* [REQUIRED TASK]: Render the material again word for word, skipping the pictures in it.

* [ITEMS]:

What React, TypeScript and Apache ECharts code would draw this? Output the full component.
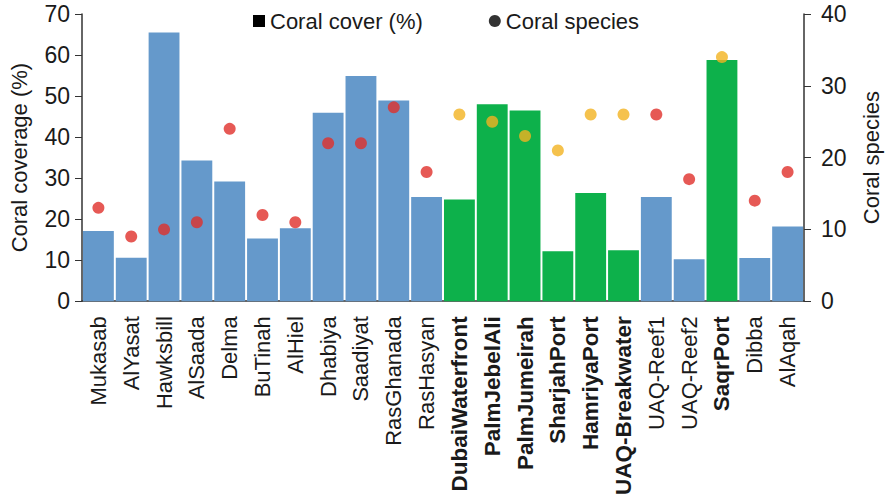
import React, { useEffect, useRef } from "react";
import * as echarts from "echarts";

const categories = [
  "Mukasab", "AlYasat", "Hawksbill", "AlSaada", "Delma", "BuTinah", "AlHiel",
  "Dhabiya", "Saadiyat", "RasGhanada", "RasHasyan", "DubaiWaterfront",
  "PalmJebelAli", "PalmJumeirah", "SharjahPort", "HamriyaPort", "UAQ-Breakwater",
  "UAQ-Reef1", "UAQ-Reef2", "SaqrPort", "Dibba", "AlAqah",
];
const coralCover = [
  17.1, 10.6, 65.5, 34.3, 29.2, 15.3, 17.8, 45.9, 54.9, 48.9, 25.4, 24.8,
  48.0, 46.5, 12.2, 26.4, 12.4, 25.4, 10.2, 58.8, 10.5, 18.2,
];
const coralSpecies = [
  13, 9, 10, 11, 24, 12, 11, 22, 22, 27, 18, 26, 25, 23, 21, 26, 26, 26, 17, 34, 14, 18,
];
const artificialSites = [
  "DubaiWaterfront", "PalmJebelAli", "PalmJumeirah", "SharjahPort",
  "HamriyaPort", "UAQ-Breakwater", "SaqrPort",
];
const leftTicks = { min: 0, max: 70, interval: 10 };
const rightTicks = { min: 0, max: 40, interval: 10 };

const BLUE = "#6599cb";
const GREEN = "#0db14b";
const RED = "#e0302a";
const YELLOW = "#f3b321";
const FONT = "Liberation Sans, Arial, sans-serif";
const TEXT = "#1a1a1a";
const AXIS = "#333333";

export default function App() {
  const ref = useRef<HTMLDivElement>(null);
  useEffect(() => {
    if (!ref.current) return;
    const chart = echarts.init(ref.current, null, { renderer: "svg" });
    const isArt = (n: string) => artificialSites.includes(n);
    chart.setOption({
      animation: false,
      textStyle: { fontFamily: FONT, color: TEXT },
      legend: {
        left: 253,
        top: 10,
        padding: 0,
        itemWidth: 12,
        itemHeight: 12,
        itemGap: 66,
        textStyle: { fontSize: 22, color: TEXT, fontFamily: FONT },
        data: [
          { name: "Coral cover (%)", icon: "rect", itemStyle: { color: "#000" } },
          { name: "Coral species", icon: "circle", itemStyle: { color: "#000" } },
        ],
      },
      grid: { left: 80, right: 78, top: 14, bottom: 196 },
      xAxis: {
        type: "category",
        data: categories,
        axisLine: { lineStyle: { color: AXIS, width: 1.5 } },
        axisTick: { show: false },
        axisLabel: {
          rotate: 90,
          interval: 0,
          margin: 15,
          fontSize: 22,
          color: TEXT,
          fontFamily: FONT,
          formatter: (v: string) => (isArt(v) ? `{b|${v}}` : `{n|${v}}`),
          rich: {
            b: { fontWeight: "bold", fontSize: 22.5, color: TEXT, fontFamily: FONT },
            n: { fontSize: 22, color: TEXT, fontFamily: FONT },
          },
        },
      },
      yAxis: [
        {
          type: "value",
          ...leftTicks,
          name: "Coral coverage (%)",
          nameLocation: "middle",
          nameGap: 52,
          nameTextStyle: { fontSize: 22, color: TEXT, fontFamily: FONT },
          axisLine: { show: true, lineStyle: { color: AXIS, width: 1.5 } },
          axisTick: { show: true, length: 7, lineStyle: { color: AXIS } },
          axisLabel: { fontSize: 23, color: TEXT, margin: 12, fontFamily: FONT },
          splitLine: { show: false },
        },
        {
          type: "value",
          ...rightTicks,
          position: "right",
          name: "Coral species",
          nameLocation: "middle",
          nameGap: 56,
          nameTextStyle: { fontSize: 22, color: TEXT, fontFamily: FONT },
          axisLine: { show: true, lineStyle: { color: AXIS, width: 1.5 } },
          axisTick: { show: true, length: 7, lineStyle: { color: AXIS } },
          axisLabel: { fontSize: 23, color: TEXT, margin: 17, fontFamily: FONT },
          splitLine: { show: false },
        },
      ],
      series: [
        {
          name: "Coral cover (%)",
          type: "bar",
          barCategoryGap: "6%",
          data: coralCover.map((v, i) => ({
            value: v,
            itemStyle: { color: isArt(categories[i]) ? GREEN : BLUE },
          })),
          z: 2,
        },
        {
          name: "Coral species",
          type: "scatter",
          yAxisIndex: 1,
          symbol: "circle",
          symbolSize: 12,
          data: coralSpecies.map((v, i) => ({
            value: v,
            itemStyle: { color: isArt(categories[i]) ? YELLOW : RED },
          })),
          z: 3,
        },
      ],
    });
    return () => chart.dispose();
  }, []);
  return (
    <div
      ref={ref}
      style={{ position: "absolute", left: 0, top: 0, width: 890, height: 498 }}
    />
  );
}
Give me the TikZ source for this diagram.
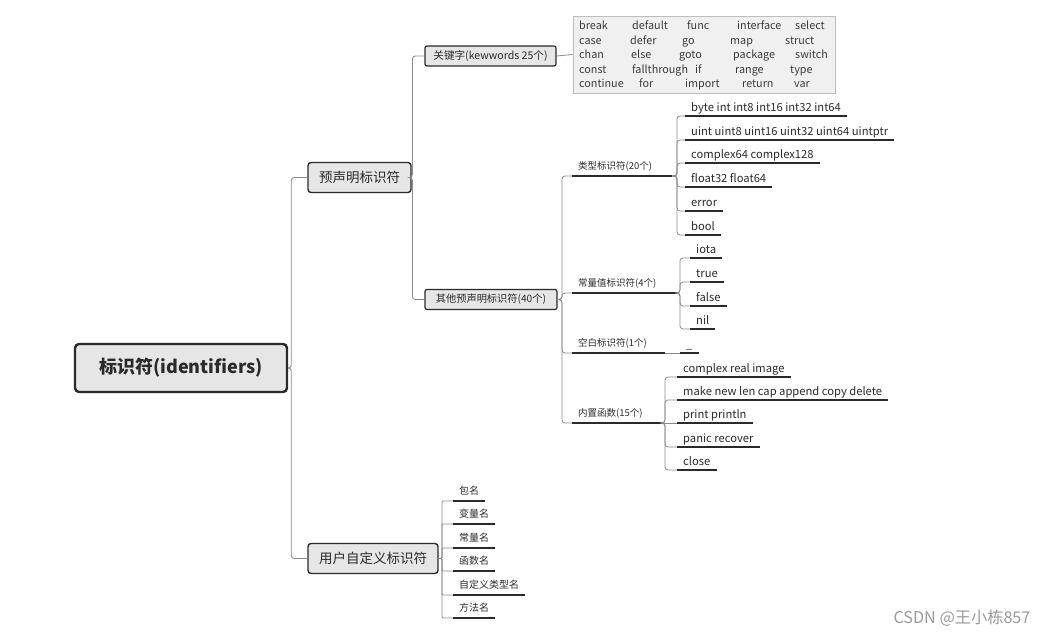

* [SOLUTION TO THIS EXERCISE]:
What React, TypeScript and Apache ECharts code would draw this? Output the full component.
import React, { useEffect, useRef } from "react";
import * as echarts from "echarts";

const categories = [
  "Mukasab", "AlYasat", "Hawksbill", "AlSaada", "Delma", "BuTinah", "AlHiel",
  "Dhabiya", "Saadiyat", "RasGhanada", "RasHasyan", "DubaiWaterfront",
  "PalmJebelAli", "PalmJumeirah", "SharjahPort", "HamriyaPort", "UAQ-Breakwater",
  "UAQ-Reef1", "UAQ-Reef2", "SaqrPort", "Dibba", "AlAqah",
];
const coralCover = [
  17.1, 10.6, 65.5, 34.3, 29.2, 15.3, 17.8, 45.9, 54.9, 48.9, 25.4, 24.8,
  48.0, 46.5, 12.2, 26.4, 12.4, 25.4, 10.2, 58.8, 10.5, 18.2,
];
const coralSpecies = [
  13, 9, 10, 11, 24, 12, 11, 22, 22, 27, 18, 26, 25, 23, 21, 26, 26, 26, 17, 34, 14, 18,
];
const artificialSites = [
  "DubaiWaterfront", "PalmJebelAli", "PalmJumeirah", "SharjahPort",
  "HamriyaPort", "UAQ-Breakwater", "SaqrPort",
];
const leftTicks = { min: 0, max: 70, interval: 10 };
const rightTicks = { min: 0, max: 40, interval: 10 };

const BLUE = "#6599cb";
const GREEN = "#0db14b";
const RED = "#e0302a";
const YELLOW = "#f3b321";
const FONT = "Liberation Sans, Arial, sans-serif";
const TEXT = "#1a1a1a";
const AXIS = "#333333";

export default function App() {
  const ref = useRef<HTMLDivElement>(null);
  useEffect(() => {
    if (!ref.current) return;
    const chart = echarts.init(ref.current, null, { renderer: "svg" });
    const isArt = (n: string) => artificialSites.includes(n);
    chart.setOption({
      animation: false,
      textStyle: { fontFamily: FONT, color: TEXT },
      legend: {
        left: 253,
        top: 10,
        padding: 0,
        itemWidth: 12,
        itemHeight: 12,
        itemGap: 66,
        textStyle: { fontSize: 22, color: TEXT, fontFamily: FONT },
        data: [
          { name: "Coral cover (%)", icon: "rect", itemStyle: { color: "#000" } },
          { name: "Coral species", icon: "circle", itemStyle: { color: "#000" } },
        ],
      },
      grid: { left: 80, right: 78, top: 14, bottom: 196 },
      xAxis: {
        type: "category",
        data: categories,
        axisLine: { lineStyle: { color: AXIS, width: 1.5 } },
        axisTick: { show: false },
        axisLabel: {
          rotate: 90,
          interval: 0,
          margin: 15,
          fontSize: 22,
          color: TEXT,
          fontFamily: FONT,
          formatter: (v: string) => (isArt(v) ? `{b|${v}}` : `{n|${v}}`),
          rich: {
            b: { fontWeight: "bold", fontSize: 22.5, color: TEXT, fontFamily: FONT },
            n: { fontSize: 22, color: TEXT, fontFamily: FONT },
          },
        },
      },
      yAxis: [
        {
          type: "value",
          ...leftTicks,
          name: "Coral coverage (%)",
          nameLocation: "middle",
          nameGap: 52,
          nameTextStyle: { fontSize: 22, color: TEXT, fontFamily: FONT },
          axisLine: { show: true, lineStyle: { color: AXIS, width: 1.5 } },
          axisTick: { show: true, length: 7, lineStyle: { color: AXIS } },
          axisLabel: { fontSize: 23, color: TEXT, margin: 12, fontFamily: FONT },
          splitLine: { show: false },
        },
        {
          type: "value",
          ...rightTicks,
          position: "right",
          name: "Coral species",
          nameLocation: "middle",
          nameGap: 56,
          nameTextStyle: { fontSize: 22, color: TEXT, fontFamily: FONT },
          axisLine: { show: true, lineStyle: { color: AXIS, width: 1.5 } },
          axisTick: { show: true, length: 7, lineStyle: { color: AXIS } },
          axisLabel: { fontSize: 23, color: TEXT, margin: 17, fontFamily: FONT },
          splitLine: { show: false },
        },
      ],
      series: [
        {
          name: "Coral cover (%)",
          type: "bar",
          barCategoryGap: "6%",
          data: coralCover.map((v, i) => ({
            value: v,
            itemStyle: { color: isArt(categories[i]) ? GREEN : BLUE },
          })),
          z: 2,
        },
        {
          name: "Coral species",
          type: "scatter",
          yAxisIndex: 1,
          symbol: "circle",
          symbolSize: 12,
          data: coralSpecies.map((v, i) => ({
            value: v,
            itemStyle: { color: isArt(categories[i]) ? YELLOW : RED },
          })),
          z: 3,
        },
      ],
    });
    return () => chart.dispose();
  }, []);
  return (
    <div
      ref={ref}
      style={{ position: "absolute", left: 0, top: 0, width: 890, height: 498 }}
    />
  );
}
Give me the TikZ source for this diagram.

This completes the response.